Mr Marshall joined New England Police Superintendent Scott Tanner, Chief Inspector Rohan O’Brien and Deputy Mayor Anthony Michael on one final walkthrough the now redundant station to at goodbye and welcome the start of demolition works and opening of the temporary station on Campbell Street.
Mr Marshall said the commencement of work was a relief to the community and hard-working local police who have worked in cramped and substandard conditions for too long.
“Finally the efforts of three years of hard campaigning is starting to bear fruit, with the community able to see in just over a year’s time it will have brand new spacious police station,” Mr Marshall said.
“Over the next two months the existing 60-year-old building will be levelled and debris taken away, before construction of the new $16 million facility starts in May.

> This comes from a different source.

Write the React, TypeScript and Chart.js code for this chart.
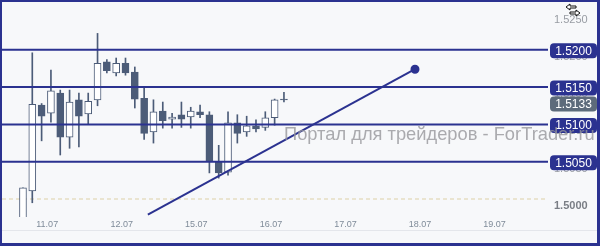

“This new station will be the envy of every town in the electorate with new undercover parking bays for vehicles, plenty of storage space, new main access, secure fencing and undercover access way connecting the police station to the Inverell Court House.
“It really blows me away to think this time next year there will be a two story, modern facility standing on Otho Street, which will be large enough to comfortably house more than 60 local officers.”
Mr Marshall said for the past month officers have been busily packing up their desks in preparation to relocate to the temporary station at Campbell Street.
“Inverell residents can be rest assured a full police presence will remain in the community while the new station is being built,” he said.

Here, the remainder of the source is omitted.